Как писатель, я всегда стараюсь взглянуть на самого себя как бы изнутри. Вот и в тот момент я невольно подумал, что теперь я и это пережил, теперь я уже знаю, что значит чувствовать себя отцом, теперь я уже могу правдиво рассказать об этом. Сердце мое готово было выскочить из груди.
— Правда, что этот момент никогда не забудется? — спросил я жену, дотрагиваясь до ее бледной руки.
Аги, как выяснилось позже, не так поняла мои слова. Она подумала, что я восхищаюсь малышом, и, улыбнувшись, с гордостью прижала его к себе…

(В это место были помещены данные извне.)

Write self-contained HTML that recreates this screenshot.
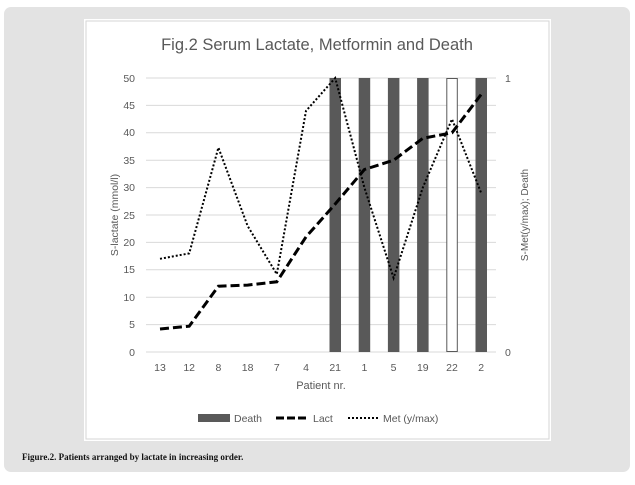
<!DOCTYPE html>
<html><head><style>
body{margin:0;width:635px;height:480px;background:#fff;overflow:hidden;font-family:"Liberation Sans",sans-serif}
</style></head><body>
<svg width="635" height="480" xmlns="http://www.w3.org/2000/svg">
<rect x="4" y="7" width="626" height="465" rx="7" fill="#e3e3e3"/>
<rect x="84" y="19" width="467" height="422" fill="#fff"/>
<rect x="86" y="21" width="463" height="418" fill="none" stroke="#d6d6d6" stroke-width="1"/>
<text x="317" y="50" text-anchor="middle" font-size="16.5" fill="#595959">Fig.2 Serum Lactate, Metformin and Death</text>
<g stroke="#d9d9d9" stroke-width="1">
<line x1="146" x2="496" y1="78" y2="78"/><line x1="146" x2="496" y1="105.4" y2="105.4"/>
<line x1="146" x2="496" y1="132.8" y2="132.8"/><line x1="146" x2="496" y1="160.2" y2="160.2"/>
<line x1="146" x2="496" y1="187.6" y2="187.6"/><line x1="146" x2="496" y1="215" y2="215"/>
<line x1="146" x2="496" y1="242.4" y2="242.4"/><line x1="146" x2="496" y1="269.8" y2="269.8"/>
<line x1="146" x2="496" y1="297.2" y2="297.2"/><line x1="146" x2="496" y1="324.6" y2="324.6"/>
<line x1="146" x2="496" y1="352" y2="352"/>
</g>
<g font-size="10.5" fill="#595959" text-anchor="end">
<text x="135" y="82">50</text><text x="135" y="109">45</text><text x="135" y="136">40</text>
<text x="135" y="164">35</text><text x="135" y="191">30</text><text x="135" y="219">25</text>
<text x="135" y="246">20</text><text x="135" y="273">15</text><text x="135" y="301">10</text>
<text x="135" y="328">5</text><text x="135" y="356">0</text>
</g>
<text x="505" y="82" font-size="10.5" fill="#595959">1</text>
<text x="505" y="356" font-size="10.5" fill="#595959">0</text>
<text transform="translate(118,215) rotate(-90)" text-anchor="middle" font-size="10.5" fill="#595959">S-lactate (mmol/l)</text>
<text transform="translate(528,215) rotate(-90)" text-anchor="middle" font-size="10" fill="#595959">S-Met(y/max); Death</text>
<g fill="#595959">
<rect x="329.5" y="78" width="11.5" height="274"/>
<rect x="358.7" y="78" width="11.5" height="274"/>
<rect x="387.9" y="78" width="11.5" height="274"/>
<rect x="417.1" y="78" width="11.5" height="274"/>
<rect x="475.5" y="78" width="11.5" height="274"/>
</g>
<rect x="446.8" y="78.5" width="10.5" height="273" fill="#fff" stroke="#595959" stroke-width="1"/>
<g font-size="10.5" fill="#595959" text-anchor="middle">
<text x="160" y="371">13</text><text x="189.2" y="371">12</text><text x="218.4" y="371">8</text>
<text x="247.6" y="371">18</text><text x="276.8" y="371">7</text><text x="306" y="371">4</text>
<text x="335.2" y="371">21</text><text x="364.4" y="371">1</text><text x="393.6" y="371">5</text>
<text x="422.8" y="371">19</text><text x="452" y="371">22</text><text x="481.2" y="371">2</text>
</g>
<text x="321" y="389" text-anchor="middle" font-size="11" fill="#595959">Patient nr.</text>
<polyline fill="none" stroke="#000" stroke-width="3" stroke-dasharray="9,4" points="160,329 189.2,326.2 218.4,286.2 247.6,285.1 276.8,281.8 306,236.9 335.2,204 364.4,169.5 393.6,160.2 422.8,138.3 452,132.8 481.2,94.4"/>
<polyline fill="none" stroke="#000" stroke-width="2" stroke-dasharray="2,2" points="160,258.8 189.2,253.4 218.4,147.6 247.6,225.9 276.8,274.2 306,110.9 335.2,78 364.4,187.6 393.6,278 422.8,187.6 452,119.1 481.2,193.1"/>
<rect x="198" y="414" width="32" height="8" fill="#595959"/>
<text x="234" y="422" font-size="10.5" fill="#595959">Death</text>
<line x1="276" x2="308" y1="418" y2="418" stroke="#000" stroke-width="3" stroke-dasharray="8,3"/>
<text x="313" y="422" font-size="10.5" fill="#595959">Lact</text>
<line x1="348" x2="379" y1="418" y2="418" stroke="#000" stroke-width="2" stroke-dasharray="2,2"/>
<text x="383" y="422" font-size="10.5" fill="#595959">Met (y/max)</text>
<text x="22" y="460" font-size="9" font-family="Liberation Serif,serif" fill="#111" font-weight="bold">Figure.2. Patients arranged by lactate in increasing order.</text>
</svg>
</body></html>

Но какое все это имеет отношение к нашему сегодняшнему визиту? Дядюшка Геза не задает никаких вопросов. Он молча слушает и терпеливо ждет, когда же мы наконец перейдем к сути дела. Вот теперь и следовало бы перечислить ему все прегрешения Марци, но я не могу сказать ничего вразумительного. Вместо этого я говорю о пустяке, который скорее забавен, чем важен как обвинение. Когда Аги записала Марци в школу, мы радовались, что мальчик рвется туда, пока вдруг не услышали от него, что рвется он в школу потому, что хочет сам учить детей и выставлять плохим ученикам «колы».

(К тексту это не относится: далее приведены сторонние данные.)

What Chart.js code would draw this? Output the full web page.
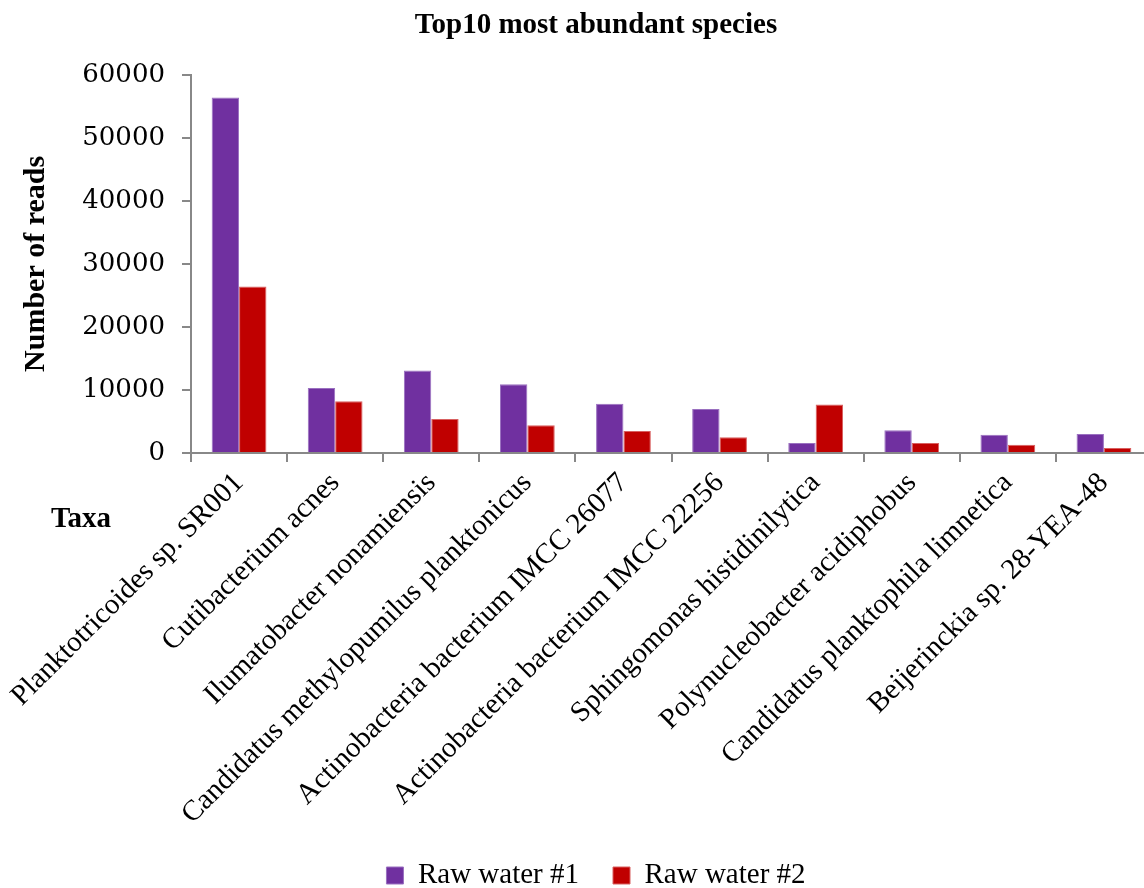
<!DOCTYPE html>
<html>
<head>
<meta charset="utf-8">
<script src="https://cdn.jsdelivr.net/npm/chart.js@4"></script>
<style>
  html, body { margin: 0; padding: 0; background: #fff; overflow: hidden; }
  #wrap { width: 1152px; height: 888px; position: relative; }
</style>
</head>
<body>
<div id="wrap"><canvas id="chart"></canvas></div>
<script>
var taxa = [
    'Planktotricoides sp. SR001',
    'Cutibacterium acnes',
    'Ilumatobacter nonamiensis',
    'Candidatus methylopumilus planktonicus',
    'Actinobacteria bacterium IMCC 26077',
    'Actinobacteria bacterium IMCC 22256',
    'Sphingomonas histidinilytica',
    'Polynucleobacter acidiphobus',
    'Candidatus planktophila limnetica',
    'Beijerinckia sp. 28-YEA-48'
];
var rawWater1 = [56400, 10300, 13100, 10900, 7800, 7000, 1600, 3600, 2900, 3000];
var rawWater2 = [26400, 8200, 5400, 4400, 3500, 2500, 7700, 1600, 1300, 800];
var yTicks = [0, 10000, 20000, 30000, 40000, 50000, 60000];

// "Taxa" label sits at the left, under the axis
var taxaLabel = {
    id: 'taxaLabel',
    afterDraw: function(chart) {
        var c = chart.ctx;
        c.save();
        c.font = 'bold 29px "Liberation Serif"';
        c.fillStyle = '#000';
        c.textAlign = 'center';
        c.textBaseline = 'middle';
        c.fillText('Taxa', 81, 520);
        c.restore();
    }
};

var ctx = document.getElementById('chart').getContext('2d');
var chart = new Chart(ctx, {
    type: 'bar',
    data: {
        labels: taxa,
        datasets: [{
            label: 'Raw water #1',
            data: rawWater1,
            backgroundColor: '#7030A0',
            borderColor: '#9a70c0',
            borderWidth: 1
        }, {
            label: 'Raw water #2',
            data: rawWater2,
            backgroundColor: '#C00000',
            borderColor: '#d86060',
            borderWidth: 1
        }]
    },
    options: {
        responsive: true,
        maintainAspectRatio: false,
        animation: false,
        layout: { padding: { left: 40, right: 0, top: 0, bottom: -12 } },
        datasets: { bar: { categoryPercentage: 0.57, barPercentage: 1 } },
        plugins: {
            title: {
                display: true,
                text: 'Top10 most abundant species',
                color: '#000',
                font: { family: 'Liberation Serif', size: 29, weight: 'bold' },
                padding: { top: 8, bottom: 32 }
            },
            legend: {
                position: 'bottom',
                labels: {
                    color: '#000',
                    boxWidth: 17,
                    boxHeight: 17,
                    padding: 34,
                    font: { family: 'Liberation Serif', size: 29 }
                }
            },
            tooltip: { enabled: false }
        },
        scales: {
            x: {
                afterFit: function(s) { s.height = 374; },
                grid: { drawOnChartArea: false, color: '#888', tickLength: 9, lineWidth: 2 },
                border: { color: '#888', width: 2 },
                ticks: {
                    color: '#000',
                    minRotation: 45,
                    maxRotation: 45,
                    autoSkip: false,
                    padding: 4,
                    font: { family: 'Liberation Serif', size: 29 }
                }
            },
            y: {
                min: 0,
                max: 60000,
                afterFit: function(s) { s.width = 151; },
                afterBuildTicks: function(s) {
                    s.ticks = yTicks.map(function(v) { return { value: v }; });
                },
                grid: { drawOnChartArea: false, color: '#888', tickLength: 9, lineWidth: 2 },
                border: { color: '#888', width: 2 },
                title: {
                    display: true,
                    text: 'Number of reads',
                    color: '#000',
                    padding: { top: -22, bottom: 0 },
                    font: { family: 'Liberation Serif', size: 30, weight: 'bold' }
                },
                ticks: {
                    color: '#000',
                    padding: 17,
                    font: { family: 'DejaVu Serif', size: 26 },
                    callback: function(v) { return String(v); }
                }
            }
        }
    },
    plugins: [taxaLabel]
});
</script>
</body>
</html>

— И из-за этого вы привели его к врачу? — Петени удивленно взглянул на Аги. Вот тут бы мне и рассказать о действительных причинах нашего визита, но вместо этого я промямлил что-то о том, что ребенок очень шумлив, дерзок, эгоистичен, не слушается, постоянно крутится и вертится…

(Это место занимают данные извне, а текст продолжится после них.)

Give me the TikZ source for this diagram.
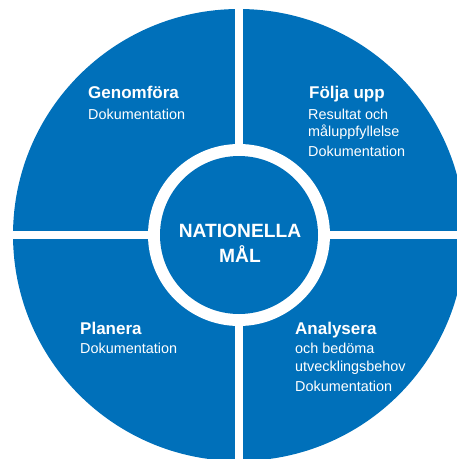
\documentclass[tikz,border=0pt]{standalone}
\usepackage{fontspec}
\setmainfont{Liberation Sans}
\definecolor{cblue}{RGB}{0,112,186}
\begin{document}
\begin{tikzpicture}[x=1pt,y=-1pt,
  head/.style={anchor=base west,inner sep=0pt,text=white,font=\fontsize{17}{20}\selectfont\bfseries},
  body/.style={anchor=base west,inner sep=0pt,text=white,font=\fontsize{14.4}{17}\selectfont},
  centre/.style={align=center,inner sep=0pt,text=white,font=\fontsize{19.2}{25}\selectfont\bfseries}]
\useasboundingbox (0,0) rectangle (457,459);
\begin{scope}
\clip (0,0) rectangle (457,459);
\fill[cblue] (239,235) circle[radius=226];
\fill[white] (235,0) rectangle (243,459);
\fill[white] (0,231) rectangle (457,239);
\fill[white] (239,235) circle[radius=91];
\fill[cblue] (239,235) circle[radius=79];
\end{scope}
\node[centre] (goal) at (240,243) {NATIONELLA\\MÅL};
% top left
\node[head] (gen) at (88,98) {Genomföra};
\node[body] (genD) at (88,119) {Dokumentation};
% top right
\node[head] (fol) at (309,98) {Följa upp};
\node[body] (folA) at (308,119) {Resultat och};
\node[body] (folB) at (308,136) {måluppfyllelse};
\node[body] (folD) at (308,156) {Dokumentation};
% bottom left
\node[head] (pla) at (80,334) {Planera};
\node[body] (plaD) at (80,353) {Dokumentation};
% bottom right
\node[head] (ana) at (295,334) {Analysera};
\node[body] (anaA) at (295,353) {och bedöma};
\node[body] (anaB) at (295,371) {utvecklingsbehov};
\node[body] (anaD) at (295,391) {Dokumentation};
\end{tikzpicture}
\end{document}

И тут Марци, будто желая наглядно подтвердить правоту моих слов, вдруг обеими ногами вскочил на диван, оставив следы на его покрывале, потом, потянувшись за стетоскопом, чтобы послушать у дяди доктора сердце, уронил на пол пепельницу, затем начал крутить диск телефона и крутил его до тех пор, пока не позвонили с коммутатора и не спросили, что мы делаем с телефоном.
Наконец Петени тихо и будто невзначай сказал:
— Сядь сюда, мальчик…
Марци еще несколько минут забавлялся настольной лампой, затем стал очинивать карандаш. И вот что интересно: олимпийское спокойствие профессора постепенно передалось Марци. Это произошло скорее и лучше, чем когда ему угрожали или задабривали конфеткой. Он послушно сел на стул и стал молча слушать.